_Exercise:_
Extract the lines of the material below, beginning with the first and ending with the line that holds "130.2,129.7,127.0,127.7,124.0,122.4,123.9,121.6,121.5];". Skip every picture.

_Dataset content:_
===
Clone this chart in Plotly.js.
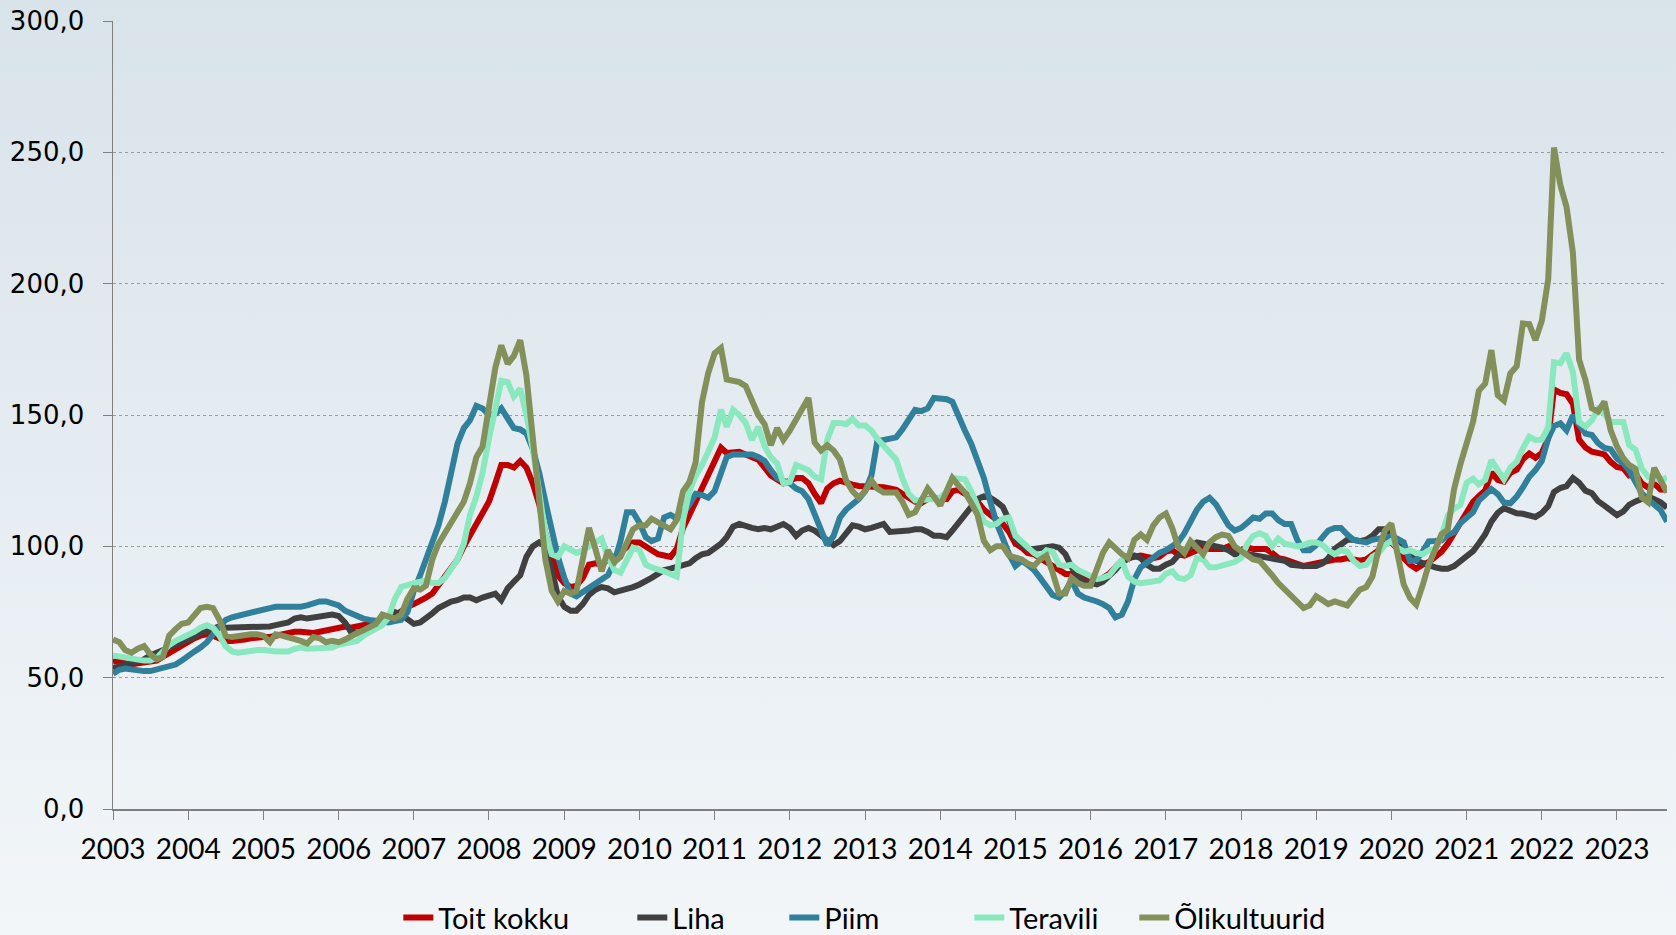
<!DOCTYPE html>
<html>
<head>
<meta charset="utf-8">
<script src="https://cdn.plot.ly/plotly-3.0.1.min.js"></script>
<style>
html,body{margin:0;padding:0;}
body{width:1676px;height:935px;background:linear-gradient(#d9e3ea,#f2f6f9);}
#chart{width:1676px;height:935px;}
</style>
</head>
<body>
<div id="chart"></div>
<script>
// Monthly series, Jan 2003 .. Sep 2023
const startYear = 2003;
const seriesNames = ["Toit kokku", "Liha", "Piim", "Teravili", "Õlikultuurid"];

const toitKokku = [
56,56.5,55.5,55,55.5,56,56,56.5,58,59.5,61,62.5,
64,65,66,66.5,66,65,64,64,64,64.5,65,65.5,
65.5,65.5,66,66.5,67,67.5,67.5,67,67,67.5,68,68.5,
69.3,69.5,69,69.5,70.5,70.5,71,72,72,73.5,75.5,77,
78,79,80.5,82,85,88,91,95,100,104,108,112,
117,124,131,131,130,132.5,130,124,116,105,96,89,
86,84.5,85,88,93,93.5,93,95,96,98,100,101.5,
101.5,100,98,97,96.5,96,99,107,112,117,122,128,
133,137.5,135.5,136,136,135,134,133,130,127,125.5,124,
125,126,126,124,120,116.5,122,124,125,124,123.5,123,
123,123,122.5,122.5,122,121.5,120,118.5,117,116.5,118,118.5,
118.5,118,121,121.5,120,119,117,114,112,110,108.5,105.5,
101,99.5,97.5,97,95.5,94.5,93,91,89.5,89.5,88.5,88,
87.5,86,88,89.5,92,94.5,95.5,96,96.5,96,95.5,96,
98,98.5,97,96.5,97.5,98.5,99.5,99,99,99,100,98.5,
98.5,99.5,99,99,99,97.5,95.5,95,94,93.5,92.5,93,
93.5,94.5,94.5,95,95,95.5,95,94.5,95,96.5,98.5,101,
101.5,99,95.5,93,91.5,93,94,96,98,101,105,108.5,
113.5,116.9,119.1,121.3,128.1,125.3,124.6,128.0,129.2,133.2,135.3,133.7,
135.6,141.1,159.7,158.4,157.9,154.3,140.6,137.6,136.0,135.4,135.0,132.2,
130.2,129.7,127.0,127.7,124.0,122.4,123.9,121.6,121.5];

const liha = [
53.5,54.5,55,55.5,56,57,58.5,59.5,60,61,62,63,
64,65.5,67,68,69,69.5,69,69,69,69,69,69,
69,69.5,70,70.5,71,72.5,73,72.5,73,73.5,73.5,74,
73.5,71,67.5,67,68,69.5,71,72.5,74,75,74,72.5,
70.5,71,72.5,74.5,76.5,78,79,79.5,80.5,80.5,79.5,80.5,
81.5,82,79.5,84,86.5,89,96,100,101.5,100,91,81,
77,75.5,75.5,78,81.5,83.5,84.5,84,82.5,83,84,84.5,
85.5,86.5,88,89.5,91,91.5,92,92.5,93.5,95.5,97,97.5,
99,101,103.5,107.5,108.5,107.5,107,106.5,107,106.5,107.5,108.5,
107,104,106,107,106,104,102,100.5,102,105,108,107.5,
106.5,107,108,108.5,105.5,105.5,105.5,106,106.5,106.5,105.5,104,
104,103.5,106,109,112,115.5,118,119,118.5,117,115,110,
103,100.5,99,99,99.5,100,100,99.5,97,92,88.5,86.5,
86,85.5,86.5,88.5,91,94,95.5,96.5,95.5,93,91.5,91.5,
93,94,96.5,98.5,100,101.5,101,100.5,100.5,99.5,98.5,97,
97.5,97,96.5,96,96,95.5,95,94.5,93,92.5,92.5,92.5,
92.5,93.5,95.5,99,101,102.5,102.5,102,102.5,104,106.5,106.5,
105,102,99,96.5,94.5,93.5,92.5,92,91.5,91.5,92.5,94.5,
96.4,98.2,101.1,104.6,109.4,112.7,114.5,113.3,112.6,112.4,111.7,111.2,
112.7,115.3,120.7,122.2,122.9,126.0,124.2,121.2,120.2,117.2,115.5,113.8,
111.9,113.3,115.8,117.1,118.3,119.0,117.9,116.8,114.7];

const piim = [
51.5,53,53.5,53,52.5,52.5,52.5,53,53.5,54,55,56.5,
58.5,60,61.5,63.5,66.5,69.5,72,73,73.5,74.5,75,75.5,
76,76.5,77,77,76.5,77,77,77.5,78.5,79,79,78.5,
77.5,75.5,74.5,73.5,72.5,72,71.5,71,71,71.5,72,75,
83,89,95,102,108,117,129,139,145,148,153.5,152.5,
150,150.5,152.5,149,145,144.5,143,137,128,117,106,96,
88,82,81,82.5,84.5,85.5,87,89,94,102,113,113,
109,103.5,102,103,111,112,110.5,112.5,116,120,119.5,118.5,
121,128,134,135,135,134.5,135,134,132.5,129,126,125,
124,122,121,118,112,105,100.5,104,111,114,116,118,
121,127,140,140.5,141,141.5,144.5,148,152,151.5,152.5,156.5,
156.5,156,155,149,144,139,133,126,117,109,103,97,
92.5,94.5,93,91,88,84.5,81.5,80.5,83,87,82,80.5,
80,79,78,76.5,73,74,79,87.5,92,94,96,97.5,
98.5,100,101.5,105,110,114,117,118.5,116,111.5,108,106,
107,109,111,110.5,112.5,112.5,110,108.5,108.5,102.5,98.5,98.5,
100.5,103.5,106,107,107,104.5,102.5,102,101.5,102.5,103,103,
103.8,102.8,101.5,94.4,94.7,98.0,101.9,102.0,102.3,104.3,105.4,108.8,
111.0,113.0,117.4,119.9,121.8,119.9,116.7,116.4,118.9,122.4,126.5,129.0,
132.5,141.2,145.8,146.8,144.2,149.8,146.4,142.9,142.4,139.3,137.5,137.0,
133.4,131.6,128.9,124.2,120.3,117.9,116.2,113.8,109.4];

const teravili = [
58.5,58,57.5,57,57,56.5,56.5,57.5,60,62.5,64,65,
66,67.5,69,70,69,66,62,60,59.5,60,60.5,60.5,
60.5,60,60,60,60,61,61.5,61,61,61,61,61.5,
62.5,63,63.5,64,66,67.5,68.5,70,73,80,84.5,85.5,
86,86.5,87,86,86,88,91,95,101,112,119,128,
141,152,163,162.5,157,160,150,137,122,105,97,96,
100,99,97.5,98.5,100,102,103,96,91,90,95,99.5,
98.5,93,92,91.5,90.5,89.5,88.5,110,121,127,131,136,
141.5,152,145.5,152,150,147,140.5,145.5,138,134,131.5,124,
124.5,131,130,129,126.5,125.5,140.5,147,147,146.5,148.5,146,
146,144,141,138,136,133,126,120,117.5,117.5,117.5,118,
118.5,121,126,126,125.5,121,115,109.5,108,108.5,110.5,111,
104,101.5,99.5,97.5,96,98.5,98,93,92.5,93,91,90,
88.5,87.5,88,89,92,94.5,88.5,86.5,86,86.5,86.5,87,
89.5,90.5,88,87.5,89,95.5,95,92,92,92.5,93,94,
95.5,101,104,105,104,100,103,101,100.5,100,100.5,101.5,
101.5,100.5,98.5,97,98.5,98,94.5,92.5,93,96,97.5,100.5,
102,99.5,98,98.5,97.5,97,98.5,99,104,111.6,114.4,115.7,
124.2,125.7,123.6,125.3,132.8,129.3,125.5,130.0,132.2,137.3,141.7,140.5,
140.6,145.3,170.1,169.7,173.5,166.3,147.3,145.6,147.9,152.3,150.4,147.3,
147.5,147.3,138.6,136.8,129.7,126.5,126.0,125.0,126.3];

const olikultuurid = [
64.5,63.5,60.5,59.5,61,62,59,57,58,66,68.5,70.5,
71,74,76.5,77,76.5,72,66,65.5,66,66,66.5,66.5,
66,63.5,66.5,66,65.5,65,64,63,65.5,65,63.5,64,
63.5,64.5,66,67,68,69,70.5,74,73,72.5,74,80,
84,83.5,85,95,101,105,108,113,117,124,134,138,
152,168,176.5,169.5,172.5,178.5,165,142,117,95,83,79,
83,82,83,94,107,99,90.5,98.5,94,96,101,106.5,
108,108,110.5,109,108,106.5,110,121,124.5,132,155,166,
173.5,175.5,163.5,163,162.5,161,155,150,146.5,138.5,145,140.5,
144,148,152,156.5,139.5,136.5,138.5,136.5,133,125,121,118.5,
121,125,122,120.5,120.5,120.5,117,112,113,118,122,119,
115.5,121,126,123,120.5,116.5,112,102,98.5,100,100,96.5,
96,95,93.5,92.5,95,96.5,90,82,82,88,86,85,
85,91,97.5,101.5,99,97,95.5,102.5,104.5,102.5,108,111,
112.5,107,100,97.5,102,99,97,101.5,103.5,104.5,104,100,
98.5,96.5,95,94.5,92,89,86,83.5,81.5,78.5,76.5,77.5,
81,79.5,78,79,78.5,77.5,80.5,83.5,84.5,88.5,99,106,
108.7,97.3,85.5,80.3,77.8,85.1,93.2,98.7,104.6,106.4,121.9,131.1,
138.8,147.4,159.2,162.0,174.7,157.5,155.5,165.8,168.6,184.8,184.6,178.5,
185.9,201.7,251.8,237.5,229.2,211.8,171.1,163.3,152.6,151.3,155.1,144.3,
138.0,133.5,131.0,129.5,118.7,116.8,129.9,125.5,120.5];

const yTickVals = [0, 50, 100, 150, 200, 250, 300];
const yTickText = ["0,0", "50,0", "100,0", "150,0", "200,0", "250,0", "300,0"];
const xTickYears = [2003,2004,2005,2006,2007,2008,2009,2010,2011,2012,2013,2014,2015,2016,2017,2018,2019,2020,2021,2022,2023];

const colors = ["#c00000", "#404040", "#31809b", "#8ae8bf", "#83905a"];
const legendWidths = [189, 107, 140, 120, 160];
const allSeries = [toitKokku, liha, piim, teravili, olikultuurid];

function monthDates(n) {
  const out = [];
  for (let i = 0; i < n; i++) {
    const y = startYear + Math.floor(i / 12);
    const m = (i % 12) + 1;
    out.push(y + "-" + (m < 10 ? "0" + m : m) + "-01");
  }
  return out;
}

const traces = allSeries.map((vals, k) => ({
  type: "scatter",
  mode: "lines",
  name: seriesNames[k],
  x: monthDates(vals.length),
  y: vals,
  line: {color: colors[k], width: 6},
  legendwidth: legendWidths[k],
  hoverinfo: "skip"
}));

const condensed = "'Liberation Sans Narrow', 'Arial Narrow', Lato, sans-serif";

const layout = {
  width: 1676,
  height: 935,
  paper_bgcolor: "rgba(0,0,0,0)",
  plot_bgcolor: "rgba(0,0,0,0)",
  margin: {l: 113, r: 9, t: 21, b: 126, autoexpand: false},
  showlegend: true,
  legend: {
    orientation: "h",
    x: 0.1836, xanchor: "left",
    y: -0.138, yanchor: "middle",
    font: {family: condensed, size: 29, color: "#000"},
    bgcolor: "rgba(0,0,0,0)",
    borderwidth: 0,
    traceorder: "normal"
  },
  xaxis: {
    type: "date",
    range: ["2003-01-01", "2023-09-01"],
    tickvals: xTickYears.map(y => y + "-01-01"),
    ticktext: xTickYears.map(String),
    ticks: "outside",
    ticklen: 9,
    tickcolor: "#7f7f7f",
    showline: true,
    linecolor: "#7f7f7f",
    linewidth: 1.5,
    showgrid: false,
    zeroline: false,
    tickfont: {family: condensed, size: 28, color: "#000"},
    ticklabelstandoff: 6,
    fixedrange: true
  },
  yaxis: {
    range: [0, 300],
    tickvals: yTickVals,
    ticktext: yTickText,
    ticks: "outside",
    ticklen: 9,
    tickcolor: "#7f7f7f",
    showline: true,
    linecolor: "#7f7f7f",
    linewidth: 1.5,
    showgrid: true,
    gridcolor: "#9a9a9a",
    griddash: "dot",
    gridwidth: 1,
    zeroline: false,
    tickfont: {family: "'DejaVu Sans', Verdana, sans-serif", size: 26, color: "#000"},
    ticklabelstandoff: 13,
    fixedrange: true
  },
  hovermode: false
};

Plotly.newPlot("chart", traces, layout, {displayModeBar: false, staticPlot: true});
</script>
</body>
</html>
===
_The answer:_
Clone this chart in Plotly.js.
<!DOCTYPE html>
<html>
<head>
<meta charset="utf-8">
<script src="https://cdn.plot.ly/plotly-3.0.1.min.js"></script>
<style>
html,body{margin:0;padding:0;}
body{width:1676px;height:935px;background:linear-gradient(#d9e3ea,#f2f6f9);}
#chart{width:1676px;height:935px;}
</style>
</head>
<body>
<div id="chart"></div>
<script>
// Monthly series, Jan 2003 .. Sep 2023
const startYear = 2003;
const seriesNames = ["Toit kokku", "Liha", "Piim", "Teravili", "Õlikultuurid"];

const toitKokku = [
56,56.5,55.5,55,55.5,56,56,56.5,58,59.5,61,62.5,
64,65,66,66.5,66,65,64,64,64,64.5,65,65.5,
65.5,65.5,66,66.5,67,67.5,67.5,67,67,67.5,68,68.5,
69.3,69.5,69,69.5,70.5,70.5,71,72,72,73.5,75.5,77,
78,79,80.5,82,85,88,91,95,100,104,108,112,
117,124,131,131,130,132.5,130,124,116,105,96,89,
86,84.5,85,88,93,93.5,93,95,96,98,100,101.5,
101.5,100,98,97,96.5,96,99,107,112,117,122,128,
133,137.5,135.5,136,136,135,134,133,130,127,125.5,124,
125,126,126,124,120,116.5,122,124,125,124,123.5,123,
123,123,122.5,122.5,122,121.5,120,118.5,117,116.5,118,118.5,
118.5,118,121,121.5,120,119,117,114,112,110,108.5,105.5,
101,99.5,97.5,97,95.5,94.5,93,91,89.5,89.5,88.5,88,
87.5,86,88,89.5,92,94.5,95.5,96,96.5,96,95.5,96,
98,98.5,97,96.5,97.5,98.5,99.5,99,99,99,100,98.5,
98.5,99.5,99,99,99,97.5,95.5,95,94,93.5,92.5,93,
93.5,94.5,94.5,95,95,95.5,95,94.5,95,96.5,98.5,101,
101.5,99,95.5,93,91.5,93,94,96,98,101,105,108.5,
113.5,116.9,119.1,121.3,128.1,125.3,124.6,128.0,129.2,133.2,135.3,133.7,
135.6,141.1,159.7,158.4,157.9,154.3,140.6,137.6,136.0,135.4,135.0,132.2,
130.2,129.7,127.0,127.7,124.0,122.4,123.9,121.6,121.5];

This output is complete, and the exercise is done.